At night, when she is with Jake, Rachel can almost forget the terror of the cage, the anxiety of watching Johnson pace to and fro, the sense of unreality that accompanies the simplest act. She would be content to stay with Jake forever, eating snack food and reading confessions magazines. He seems to like her company. But each morning,
Jake insists that she must go back to the cage and the terror. By the end of the first week, she has begun plotting her escape.

Whenever Jake falls asleep over his whiskey, something that happens three nights out of five, Rachel prowls the center alone, surreptitiously gathering things that she will need to survive in the desert: a plastic jug filled with water, a bag of food pellets, a large
beach towel that will serve as a blanket on the cool desert nights, a discarded shopping bag in which she can carry the other things. Her best find is a road map on which the Primate Research Center is marked in red. She knows the address of Aaron’s ranch and finds it on the map. She studies the roads and plots a route home. Cross-country, assuming that she does not get lost, she will have to travel
about fifty miles to reach the ranch. She hides these things behind one of the shelves in the janitor’s storeroom.

Her plans to run away and go home are disrupted by the idea that she is in love with Jake, a notion that comes to her slowly, fed by the stories in the confessions magazines.

When Jake absentmindedly strokes her, she is filled with a strange excitement. She longs for his company
and misses him on the weekends when he is away. She is happy only when she is with him, following him through the halls of the center, sniffing the aroma of tobacco and whiskey that is his own perfume. She steals a cigarette from his pack and hides it in her cage, where she can savor the smell of it at her leisure.

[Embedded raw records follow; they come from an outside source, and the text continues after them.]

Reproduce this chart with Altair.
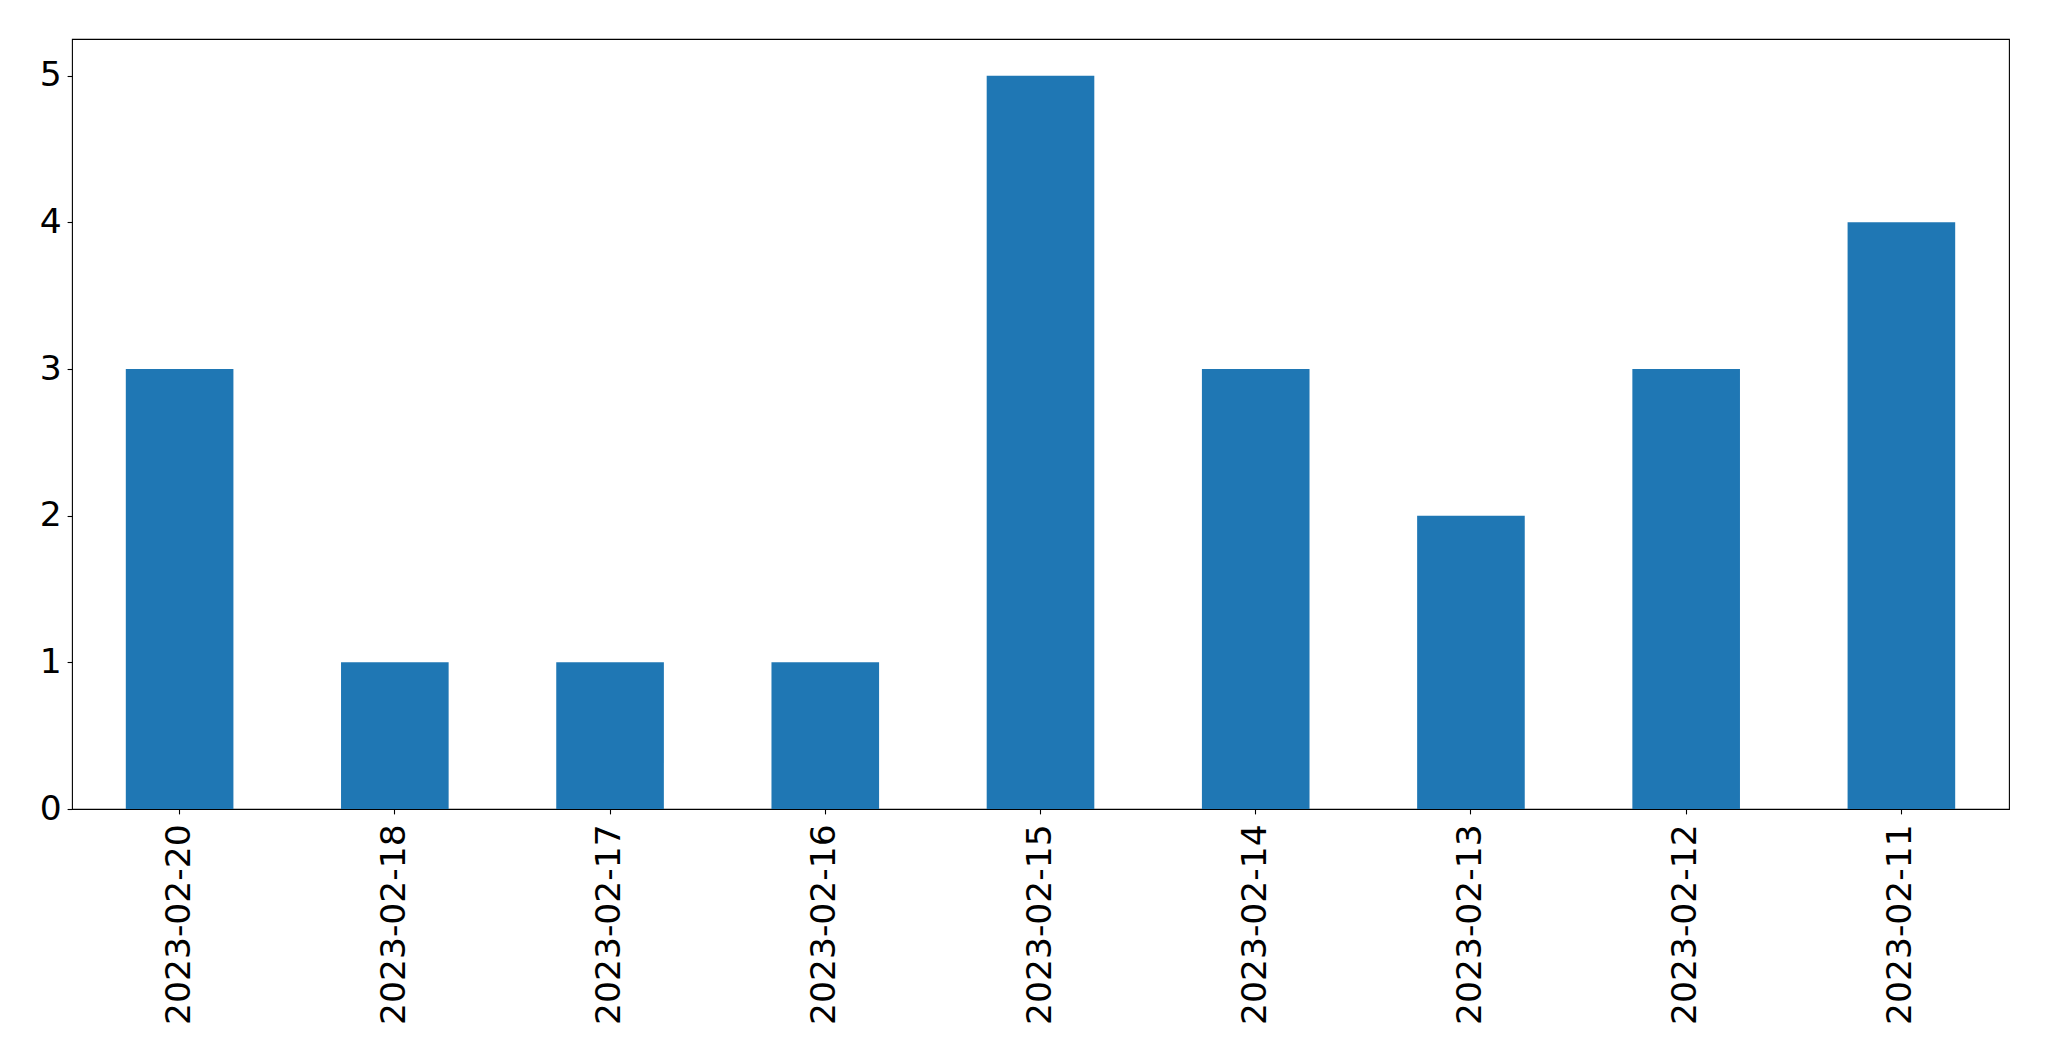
import altair as alt
import pandas as pd

dates = ["2023-02-20", "2023-02-18", "2023-02-17", "2023-02-16", "2023-02-15",
         "2023-02-14", "2023-02-13", "2023-02-12", "2023-02-11"]
counts = [3, 1, 1, 1, 5, 3, 2, 3, 4]

df = pd.DataFrame({"date": dates, "count": counts})

chart = alt.Chart(df).mark_bar(color="#1f77b4").encode(
    x=alt.X("date:N", sort=None, title=None,
            scale=alt.Scale(paddingInner=0.5, paddingOuter=0.25),
            axis=alt.Axis(labelAngle=-90, labelFontSize=34.5, labelFont="DejaVu Sans",
                          labelColor="black", tickColor="black", tickSize=4.9,
                          tickWidth=1.1, labelPadding=10, labelLimit=500,
                          domain=False, grid=False)),
    y=alt.Y("count:Q", title=None,
            scale=alt.Scale(domain=[0, 5.25], nice=False, zero=True),
            axis=alt.Axis(values=[0, 1, 2, 3, 4, 5], format="d", labelFontSize=34.5,
                          labelFont="DejaVu Sans", labelColor="black", tickColor="black",
                          tickSize=4.9, tickWidth=1.1, labelPadding=6, domain=False,
                          grid=False)),
).properties(
    width=1937,
    height=770,
    autosize=alt.AutoSizeParams(type="none"),
    padding={"left": 64, "top": 31, "right": 30, "bottom": 230},
).configure(
    background="white",
    view=alt.ViewConfig(stroke="black", strokeWidth=1.1),
)

chart.save("out.html", embed_options={"renderer": "svg", "actions": False})
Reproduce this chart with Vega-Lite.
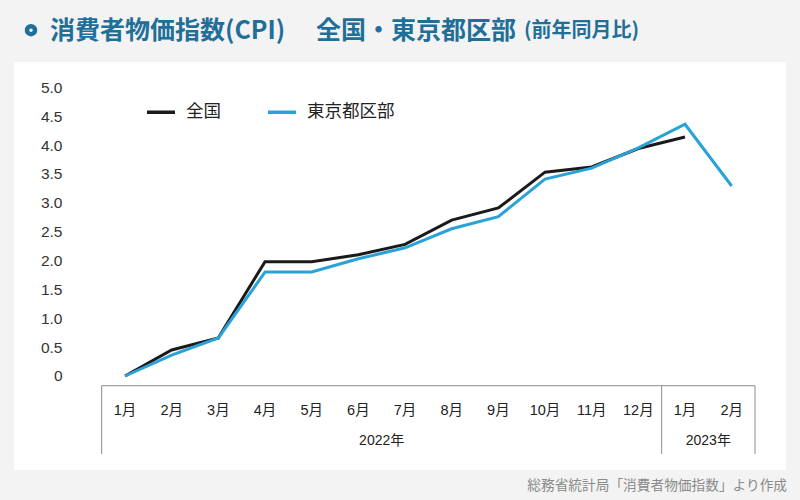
{
  "$schema": "https://vega.github.io/schema/vega-lite/v6.json",
  "width": 772,
  "height": 408,
  "autosize": {"type": "none"},
  "padding": {"left": 14, "top": 62, "right": 14, "bottom": 30},
  "background": "#f3f3f3",
  "config": {
    "view": {"fill": "white", "stroke": null},
    "font": "Liberation Sans, Noto Sans CJK JP"
  },
  "datasets": {
    "cpi": [
      {"date": "2022-01", "series": "全国", "value": 0.0},
      {"date": "2022-02", "series": "全国", "value": 0.45},
      {"date": "2022-03", "series": "全国", "value": 0.66},
      {"date": "2022-04", "series": "全国", "value": 1.98},
      {"date": "2022-05", "series": "全国", "value": 1.98},
      {"date": "2022-06", "series": "全国", "value": 2.1},
      {"date": "2022-07", "series": "全国", "value": 2.28},
      {"date": "2022-08", "series": "全国", "value": 2.7},
      {"date": "2022-09", "series": "全国", "value": 2.91},
      {"date": "2022-10", "series": "全国", "value": 3.53},
      {"date": "2022-11", "series": "全国", "value": 3.62},
      {"date": "2022-12", "series": "全国", "value": 3.94},
      {"date": "2023-01", "series": "全国", "value": 4.14},
      {"date": "2022-01", "series": "東京都区部", "value": 0.0},
      {"date": "2022-02", "series": "東京都区部", "value": 0.36},
      {"date": "2022-03", "series": "東京都区部", "value": 0.66},
      {"date": "2022-04", "series": "東京都区部", "value": 1.8},
      {"date": "2022-05", "series": "東京都区部", "value": 1.8},
      {"date": "2022-06", "series": "東京都区部", "value": 2.03},
      {"date": "2022-07", "series": "東京都区部", "value": 2.22},
      {"date": "2022-08", "series": "東京都区部", "value": 2.55},
      {"date": "2022-09", "series": "東京都区部", "value": 2.76},
      {"date": "2022-10", "series": "東京都区部", "value": 3.41},
      {"date": "2022-11", "series": "東京都区部", "value": 3.6},
      {"date": "2022-12", "series": "東京都区部", "value": 3.95},
      {"date": "2023-01", "series": "東京都区部", "value": 4.36},
      {"date": "2023-02", "series": "東京都区部", "value": 3.29}
    ],
    "years": [
      {"date": "2022-06", "label": "2022年"},
      {"date": "2023-01", "label": "2023年"}
    ],
    "dividers": [
      {"date": "2022-01"},
      {"date": "2023-01"}
    ],
    "one": [{}]
  },
  "layer": [
    {
      "data": {"name": "cpi"},
      "mark": {"type": "line", "strokeWidth": 3},
      "encoding": {
        "x": {
          "field": "date",
          "type": "ordinal",
          "scale": {"type": "band", "paddingInner": 0, "paddingOuter": 0, "range": [87.7, 741]},
          "axis": {
            "orient": "bottom",
            "offset": -67,
            "domain": false,
            "ticks": false,
            "labelPadding": 0,
            "labelAngle": 0,
            "labelFontSize": 14.5,
            "labelColor": "#222222",
            "title": null,
            "labelExpr": "toNumber(slice(datum.value, 5)) + '月'"
          }
        },
        "y": {
          "field": "value",
          "type": "quantitative",
          "scale": {"domain": [-1.628, 5.438], "nice": false, "zero": false},
          "axis": {
            "orient": "left",
            "offset": -48,
            "domain": false,
            "ticks": false,
            "grid": false,
            "labelPadding": 0,
            "values": [0, 0.5, 1, 1.5, 2, 2.5, 3, 3.5, 4, 4.5, 5],
            "labelFontSize": 15.5,
            "labelColor": "#333333",
            "title": null,
            "labelExpr": "datum.value == 0 ? '0' : format(datum.value, '.1f')"
          }
        },
        "color": {
          "field": "series",
          "type": "nominal",
          "scale": {"domain": ["全国", "東京都区部"], "range": ["#1a1a1a", "#29a2d8"]},
          "legend": {
            "orient": "none",
            "legendX": 131,
            "legendY": 34,
            "direction": "horizontal",
            "title": null,
            "symbolType": "stroke",
            "symbolSize": 784,
            "symbolStrokeWidth": 3.5,
            "labelFont": "Noto Sans CJK JP",
            "labelFontSize": 17.5,
            "labelColor": "#222222",
            "labelOffset": 9,
            "columnPadding": 40
          }
        }
      }
    },
    {
      "data": {"name": "one"},
      "mark": {"type": "rule", "color": "#8c8c8c", "strokeWidth": 1},
      "encoding": {
        "x": {"datum": "2022-01", "type": "ordinal", "bandPosition": 0},
        "x2": {"datum": "2023-02", "bandPosition": 1},
        "y": {"datum": -0.168, "type": "quantitative"}
      }
    },
    {
      "data": {"name": "dividers"},
      "mark": {"type": "rule", "color": "#8c8c8c", "strokeWidth": 1},
      "encoding": {
        "x": {"field": "date", "type": "ordinal", "bandPosition": 0},
        "y": {"datum": -0.168, "type": "quantitative"},
        "y2": {"datum": -1.351}
      }
    },
    {
      "data": {"name": "one"},
      "mark": {"type": "rule", "color": "#8c8c8c", "strokeWidth": 1},
      "encoding": {
        "x": {"datum": "2023-02", "type": "ordinal", "bandPosition": 1},
        "y": {"datum": -0.168, "type": "quantitative"},
        "y2": {"datum": -1.351}
      }
    },
    {
      "data": {"name": "years"},
      "mark": {"type": "text", "fontSize": 14, "color": "#222222", "baseline": "middle", "align": "center"},
      "encoding": {
        "x": {"field": "date", "type": "ordinal", "bandPosition": 1},
        "y": {"datum": -1.12, "type": "quantitative"},
        "text": {"field": "label"}
      }
    },
    {
      "data": {"name": "one"},
      "mark": {"type": "text", "fontSize": 13.7, "color": "#8a8a8a", "baseline": "middle", "align": "right", "font": "Noto Sans CJK JP", "text": "総務省統計局「消費者物価指数」より作成"},
      "encoding": {
        "x": {"datum": "2023-02", "type": "ordinal", "bandPosition": 1.687},
        "y": {"datum": -1.905, "type": "quantitative"}
      }
    },
    {
      "data": {"name": "one"},
      "mark": {"type": "text", "fontSize": 25, "fontWeight": "bold", "color": "#1f6f98", "baseline": "middle", "align": "left", "font": "Noto Sans CJK JP", "text": "消費者物価指数(CPI) 　全国・東京都区部"},
      "encoding": {
        "x": {"datum": "2022-01", "type": "ordinal", "bandPosition": -1.108},
        "y": {"datum": 5.975, "type": "quantitative"}
      }
    },
    {
      "data": {"name": "one"},
      "mark": {"type": "text", "fontSize": 20, "fontWeight": "bold", "color": "#1f6f98", "baseline": "middle", "align": "left", "font": "Noto Sans CJK JP", "text": "(前年同月比)"},
      "encoding": {
        "x": {"datum": "2022-09", "type": "ordinal", "bandPosition": 1.05},
        "y": {"datum": 5.975, "type": "quantitative"}
      }
    },
    {
      "data": {"name": "one"},
      "mark": {"type": "point", "shape": "circle", "filled": false, "size": 64, "strokeWidth": 4.5, "color": "#1f6f98", "opacity": 1},
      "encoding": {
        "x": {"datum": "2022-01", "type": "ordinal", "bandPosition": -1.515},
        "y": {"datum": 5.99, "type": "quantitative"}
      }
    }
  ]
}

She loves him, but she does not know how to make him love her back. Rachel knows
little about love. She remembers a high-school crush where she mooned after a boy with a locker near hers, but that came to nothing. She reads the confessions magazines and Ann Landers’s column in the newspaper that Jake brings with him each night. From these sources, she learns about romance. One night, after Jake falls asleep, she types a badly punctuated, ungrammatical letter to Ann. In the
letter, she explains her situation and asks for advice on how to make Jake love her. She slips the letter into a sack labeled “Outgoing Mail,” and for the next week she reads Ann’s column with increased interest. But her letter never appears.

Rachel searches for answers in the magazine pictures that seem to fascinate Jake. She studies the naked women, especially the big-breasted woman with the
purple smudges around her eyes.

One night, she finds a plastic case of eyeshadow in a secretary’s desk. She steals it and takes it back to her cage.

The next evening, as soon as the center is quiet, she upturns her metal food dish and regards her reflection in the shiny bottom. Squatting, she balances the eye shadow case on one knee and examines its contents: a tiny makeup brush and three shades
of eye shadow—Indian Blue, Forest Green, and Wildly Violet. Rachel chooses the shade labeled Wildly Violet.

Using one finger to hold her right eye closed, she dabs her eyelid carefully with the makeup brush, leaving a gaudy orchid-colored smudge on her brown skin. She studies the smudge critically, then adds to it, smearing the color beyond the corner of her eyelid until it disappears in her
brown fur. The color gives her eye a carnival brightness, a lunatic gaiety. Working with great care, she matches the effect on the other side, then smiles at her reflection, blinking coquettishly.

In the other cage, Johnson bares his teeth and shakes the mesh. She ignores him.

When Jake comes to let her out, he frowns at her eyes.
Did you hurt yourself?
he asks.

No
, she says. Then, after a
pause,
Don’t you like it?

Jake squats beside her and stares at her eyes. Rachel puts a hand on his knee and her heart pounds at her own boldness.
You are a very strange monkey
, he signs.

Rachel is afraid to move. Her hand on his knee closes into a fist; her face folds in on itself, puckering around the eyes.